The cost I flagged in §10 — multi-second tsc runs, laggy editors on big monorepos — is precisely what evaporates. CI type-check stages that took minutes drop to seconds. The new language service is built on LSP and multithreaded, so editor responsiveness (auto-import, hovers, find-references) on million-line projects stops being a daily tax. For teams who deferred TypeScript partly on build-time grounds, that objection is now largely gone.

Try it in five minutes

# The RC, drop-in on the same package name:
npm install -D typescript@rc
npx tsc --version          # Version 7.0.x-rc — then run tsc exactly as before

# Bleeding-edge nightlies (binary is named `tsgo`):
npm install -D @typescript/native-preview

For editors, the TypeScript Native Preview VS Code extension flips your workspace onto the Go language server. Because it's LSP-based, it slots into most modern editors and tooling.

One migration caveat: clear your 6.0 deprecation warnings before adopting 7.0 — the options 6.0 merely warns about (you can silence them temporarily with "ignoreDeprecations": "6.0") are gone entirely in 7.0. Treat 6.0's warnings as your 7.0 pre-flight checklist.

Frequently Asked Questions

Is TypeScript better than JavaScript?

For any codebase with multiple contributors or a lifespan beyond a few weeks, yes. TypeScript is a superset of JavaScript that adds a compile-time type system, letting you catch a whole class of bugs before runtime and refactor with confidence. For one-off scripts the overhead may not pay off, but at scale the trade is strongly in TypeScript's favor.

Does TypeScript run at runtime?

No. TypeScript types are erased during compilation, so the JavaScript that ships has zero knowledge of them. This is why you must validate untrusted input (such as API responses) at runtime with a schema validator like Zod, and derive the static type from that schema so the two never drift.

What is the satisfies operator in TypeScript?

Introduced in TypeScript 4.9, the satisfies operator checks that a value conforms to a type while preserving the value's narrow, inferred type. Unlike a type annotation, it validates correctness without widening, so you keep both error-checking and precise per-key types.

Is it worth migrating an existing JavaScript project to TypeScript?

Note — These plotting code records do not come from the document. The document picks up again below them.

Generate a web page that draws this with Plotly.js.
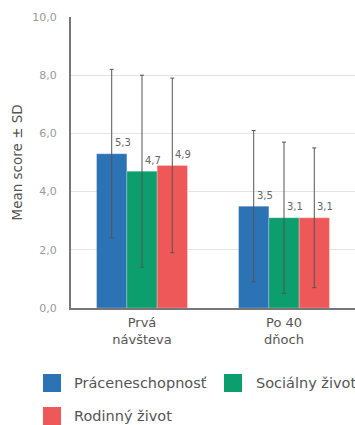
<!DOCTYPE html>
<html>
<head>
<meta charset="utf-8">
<script src="https://cdn.plot.ly/plotly-3.0.1.min.js"></script>
<style>html,body{margin:0;padding:0;background:#fff;overflow:hidden;}#chart{width:355px;height:425px;}</style>
</head>
<body>
<div id="chart"></div>
<script>
const categories = ["Prvá<br>návšteva", "Po 40<br>dňoch"];
const seriesNames = ["Práceneschopnosť", "Sociálny život", "Rodinný život"];
const praceneschopnost = [5.3, 3.5];
const socialny = [4.7, 3.1];
const rodinny = [4.9, 3.1];
const sdPrace = [2.9, 2.6];
const sdSocial = [3.3, 2.6];
const sdRodin = [3.0, 2.4];
const yTicks = [0, 2, 4, 6, 8, 10];
const yTitle = "Mean score ± SD";

const colors = ["#2c73b5", "#0c9e6c", "#ef5858"];
const values = [praceneschopnost, socialny, rodinny];
const sds = [sdPrace, sdSocial, sdRodin];
const bargap = 0.36;
const FONT = "DejaVu Sans, Verdana, sans-serif";

// plot-area geometry (pixels) used to convert layout positions to paper units
const M = {l: 71, r: 0, t: 17, b: 117};
const W = 355, H = 425;
const pw = W - M.l - M.r, ph = H - M.t - M.b;
const px = v => (v - M.l) / pw;
const py = v => (H - M.b - v) / ph;

const traces = values.map((v, i) => ({
  type: "bar",
  name: seriesNames[i],
  x: categories,
  y: v,
  marker: {color: colors[i], line: {color: "rgba(255,255,255,0.5)", width: 0.5}},
  error_y: {type: "data", array: sds[i], visible: true, color: "#555", thickness: 1, width: 2}
}));

const barW = (1 - bargap) / 3;
const annotations = [];
values.forEach((v, i) => {
  v.forEach((val, c) => {
    annotations.push({
      x: c + (i - 1) * barW, y: val, xref: "x", yref: "y",
      text: val.toFixed(1).replace(".", ","),
      showarrow: false, xanchor: "left", yanchor: "middle",
      xshift: 1, yshift: 11,
      font: {family: FONT, size: 10, color: "#666"}
    });
  });
});

// y-axis title
annotations.push({
  x: px(16), y: 0.5, xref: "paper", yref: "paper",
  text: yTitle, textangle: -90, showarrow: false,
  xanchor: "center", yanchor: "middle",
  font: {family: FONT, size: 13.5, color: "#555"}
});

// legend (custom, larger swatches)
const legendPos = [
  {sx: 43, sy: 374, tx: 72},
  {sx: 224, sy: 374, tx: 254},
  {sx: 43, sy: 407, tx: 72}
];
const shapes = [];
seriesNames.forEach((name, i) => {
  const p = legendPos[i];
  shapes.push({
    type: "rect", xref: "paper", yref: "paper",
    x0: px(p.sx), x1: px(p.sx + 18), y0: py(p.sy), y1: py(p.sy + 18),
    fillcolor: colors[i], line: {width: 0}
  });
  annotations.push({
    x: px(p.tx), y: py(p.sy + 9), xref: "paper", yref: "paper",
    text: name, showarrow: false, xanchor: "left", yanchor: "middle",
    font: {family: FONT, size: 14.5, color: "#555"}
  });
});

const layout = {
  width: W, height: H,
  margin: M,
  paper_bgcolor: "#fff", plot_bgcolor: "#fff",
  font: {family: FONT, color: "#555"},
  barmode: "group", bargap: bargap, bargroupgap: 0,
  separators: ", ",
  showlegend: false,
  xaxis: {
    type: "category", range: [-0.5, 1.5],
    showline: true, linecolor: "#777", linewidth: 1.5,
    ticks: "", tickfont: {size: 13, color: "#555"}, ticklabelstandoff: 2
  },
  yaxis: {
    range: [0, 10], tickvals: yTicks, tickformat: ".1f",
    showline: true, linecolor: "#777", linewidth: 2,
    showgrid: true, gridcolor: "#e4e4e4", gridwidth: 1,
    zeroline: false, ticks: "", ticklabelstandoff: 10,
    tickfont: {size: 11, color: "#999"}
  },
  shapes: shapes,
  annotations: annotations
};

Plotly.newPlot("chart", traces, layout, {displayModeBar: false, staticPlot: true});
</script>
</body>
</html>
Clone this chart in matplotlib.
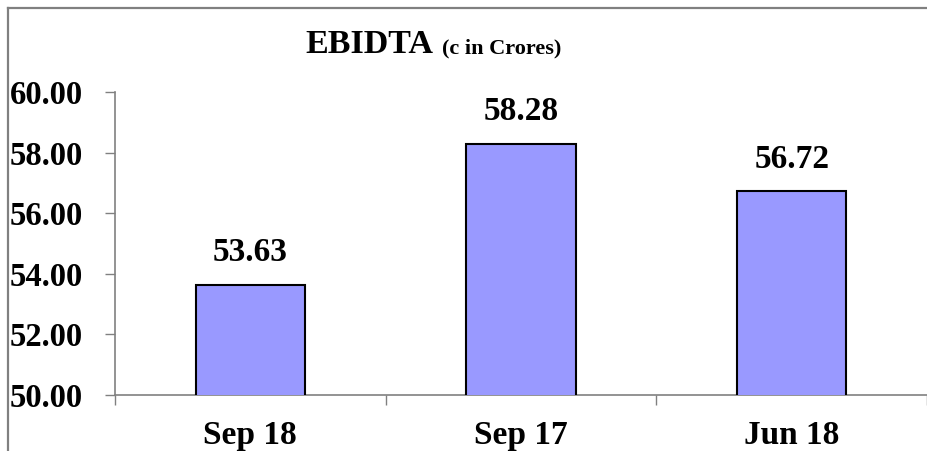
import matplotlib.pyplot as plt
from matplotlib.lines import Line2D

## DATA
quarters = ["Sep 18", "Sep 17", "Jun 18"]
ebidta = [53.63, 58.28, 56.72]
y_ticks = [50, 52, 54, 56, 58, 60]

plt.rcParams['font.family'] = ['Liberation Serif', 'DejaVu Serif']
plt.rcParams['font.weight'] = 'bold'

fig = plt.figure(figsize=(9.27, 4.51), dpi=100)
ax = fig.add_axes([115/927, 1 - 395/451, 1 - 115/927, (395 - 92)/451])

# outer frame (only top and left edges visible in reference)
fx, fy = 8/927, 1 - 8/451
fig.lines.append(Line2D([fx, 1], [fy, fy], transform=fig.transFigure, color="#808080", linewidth=1.6))
fig.lines.append(Line2D([fx, fx], [0, fy], transform=fig.transFigure, color="#808080", linewidth=1.6))

pos = list(range(len(quarters)))
bars = ax.bar(pos, ebidta, width=0.405, color="#9999FF", edgecolor="black", linewidth=1.5, zorder=3)

for x, v in zip(pos, ebidta):
    ax.annotate(f"{v:.2f}", (x, v), xytext=(0, 12), textcoords="offset points",
                ha="center", va="bottom", fontsize=24, fontweight="bold")

ax.set_ylim(50, 60)
ax.set_xlim(-0.5, -0.5 + 812/274)
ax.set_yticks(y_ticks)
ax.set_yticklabels([f"{t:.2f}" for t in y_ticks])
ax.tick_params(axis="y", direction="out", length=7, width=1, color="#808080", labelsize=23.5, pad=16)

# category boundaries as major ticks, labels on minor ticks
ax.set_xticks([-0.5, 0.5, 1.5, 2.5])
ax.set_xticklabels([])
ax.set_xticks(pos, minor=True)
ax.set_xticklabels(quarters, minor=True)
ax.tick_params(axis="x", which="major", direction="out", length=7, width=1, color="#808080")
ax.tick_params(axis="x", which="minor", length=0, labelsize=24, pad=18)

for s in ["top", "right"]:
    ax.spines[s].set_visible(False)
for s in ["left", "bottom"]:
    ax.spines[s].set_color("#808080")
    ax.spines[s].set_linewidth(1.2)

fig.text(305/927, 1 - 53/451, "EBIDTA", fontsize=24.5, fontweight="bold", va="baseline", ha="left")
fig.text(442/927, 1 - 53/451, "(c in Crores)", fontsize=16, fontweight="bold", va="baseline", ha="left")

fig.savefig("out.png", dpi=100)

Yes, and you do not need a rewrite. Enable allowJs and checkJs, add JSDoc types or // @ts-check to your most bug-prone files first, then adopt strictness flags one at a time. Tools like ts-migrate automate the bulk for large codebases.

What is TypeScript 7.0 and why is it faster?

TypeScript 7.0 is a native port of the compiler and language service from JavaScript to Go, using native code and shared-memory parallelism. It is roughly 10 times faster than TypeScript 6.0 while keeping type-checking semantics structurally identical, making it a low-risk drop-in upgrade.

Is strict mode enough in TypeScript?

No. Several of the highest-value checks live outside strict and must be enabled deliberately, including noUncheckedIndexedAccess (treats array and record access as possibly undefined) and exactOptionalPropertyTypes. Treat strict: true as the floor, not the ceiling.

Conclusion: Buy Yourself Proofs, Not Annotations

The junior framing is "TypeScript catches my mistakes." The senior framing is "TypeScript lets me encode invariants the compiler enforces, push validation to the boundary, and then refactor the interior fearlessly because the type system re-proves my assumptions on every save." Discriminated unions delete impossible states. Branded types add nominal safety to a structural language. satisfies validates without widening. The boundary parse pattern closes the runtime gap. Exhaustiveness checks turn every future change into a guided checklist instead of a production incident.

None of that is about typing faster or autocompleting better — those are pleasant side effects. It's about shifting an entire class of failures from runtime, in production, discovered by users to compile time, on your machine, discovered before commit. For any system you intend to still be maintaining next year, that shift is the whole game.

Concrete next step for an existing codebase: add // @ts-check and JSDoc types to your single most bug-prone module, then turn on noUncheckedIndexedAccess and read what it complains about. Every error it raises is a crash you were one bad input away from shipping.